Editorials

Britain gets time, but Brexit options not improving

Facing the near certain prospect of a catastrophic defeat, British Prime Minister Theresa May has postponed Parliament’s vote on the deal she struck with the European Union on the terms of her country’s departure from the EU. It is not clear what she gains from delay. There are no good options for dealing with Brexit (as the process is called), and there is little sign that British politicians or the public know how to proceed.

The British Parliament was supposed to vote on Brexit on Tuesday. Debate not only confirmed that the country and the ruling Conservative Party remained deeply divided over the issue, but also that May’s withdrawal proposal was getting less, rather than more, popular. As the vote approached, Tory Whips believed that the government would lose the support of over 100 members of their own party.

A defeat of that magnitude would threaten not just the May government but Conservative rule.
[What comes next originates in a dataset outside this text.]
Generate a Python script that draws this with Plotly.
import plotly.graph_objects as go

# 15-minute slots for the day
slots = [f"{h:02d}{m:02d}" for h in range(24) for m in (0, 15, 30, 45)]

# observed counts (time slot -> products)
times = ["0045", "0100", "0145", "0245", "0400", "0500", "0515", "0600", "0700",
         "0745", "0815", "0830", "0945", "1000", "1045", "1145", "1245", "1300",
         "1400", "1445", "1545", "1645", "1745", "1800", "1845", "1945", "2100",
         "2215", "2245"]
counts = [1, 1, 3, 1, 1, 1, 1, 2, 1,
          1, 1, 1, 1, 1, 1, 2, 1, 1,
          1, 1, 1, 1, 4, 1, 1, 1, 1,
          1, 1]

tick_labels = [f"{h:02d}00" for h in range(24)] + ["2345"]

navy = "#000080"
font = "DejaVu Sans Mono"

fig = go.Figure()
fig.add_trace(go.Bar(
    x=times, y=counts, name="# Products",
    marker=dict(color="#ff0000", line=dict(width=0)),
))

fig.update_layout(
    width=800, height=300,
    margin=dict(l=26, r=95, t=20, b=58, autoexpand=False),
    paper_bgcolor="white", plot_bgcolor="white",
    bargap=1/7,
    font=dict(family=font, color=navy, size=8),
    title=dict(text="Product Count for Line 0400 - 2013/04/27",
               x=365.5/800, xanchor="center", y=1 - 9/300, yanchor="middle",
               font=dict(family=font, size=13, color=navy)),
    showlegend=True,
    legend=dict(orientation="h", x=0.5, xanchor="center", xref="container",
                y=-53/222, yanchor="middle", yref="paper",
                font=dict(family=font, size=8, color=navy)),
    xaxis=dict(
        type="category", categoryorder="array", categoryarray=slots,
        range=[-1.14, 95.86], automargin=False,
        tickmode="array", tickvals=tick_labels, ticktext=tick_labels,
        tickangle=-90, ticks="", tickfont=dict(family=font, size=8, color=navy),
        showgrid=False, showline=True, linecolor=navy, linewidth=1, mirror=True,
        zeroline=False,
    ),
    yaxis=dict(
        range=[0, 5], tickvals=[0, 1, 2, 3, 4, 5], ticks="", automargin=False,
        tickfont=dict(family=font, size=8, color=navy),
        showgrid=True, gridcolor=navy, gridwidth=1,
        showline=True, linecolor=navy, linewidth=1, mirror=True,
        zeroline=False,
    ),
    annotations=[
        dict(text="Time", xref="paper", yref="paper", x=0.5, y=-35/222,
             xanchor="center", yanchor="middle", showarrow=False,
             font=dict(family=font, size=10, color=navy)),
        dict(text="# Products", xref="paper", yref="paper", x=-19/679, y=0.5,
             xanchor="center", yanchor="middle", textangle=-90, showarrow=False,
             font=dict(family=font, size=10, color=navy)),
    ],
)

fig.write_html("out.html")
The opposition Labour Party would demand a vote of no confidence: Party chief Jeremy Corbyn charges that the government is in “disarray” and has already called for a general election, which his party would likely win given the disgust that has been sparked by the entire Brexit mess.

An election is only possible, however, if members of the government — either Conservatives or members of the Democratic Unionist Party, a Northern Irish party that has supported May — back the no-confidence motion. Angry as they are at May, they are still unlikely to give Labour, and Corbyn, who they detest, the opening they need.

May is using the delay to go back to Brussels to reopen discussions on the deal. European officials have made it clear that they are not prepared to oblige her. As European Council President Donald Tusk tweeted, “We will not renegotiate the deal. …”

The principal objection to May’s proposal is the status of Northern Ireland. The country of Ireland is part of the EU; Britain’s withdrawal would draw a hard line between the two parts of the island, which is utterly anathema to the Irish and many in the province. Division would threaten the peace agreement struck in 1999 that ended decades of violence and has saved thousands of lives. According to the May plan, Britain would stay in the EU customs union indefinitely — which means EU regulations on trade would continue to apply — until London and Brussels can strike a deal that avoids a “hard border” within Ireland.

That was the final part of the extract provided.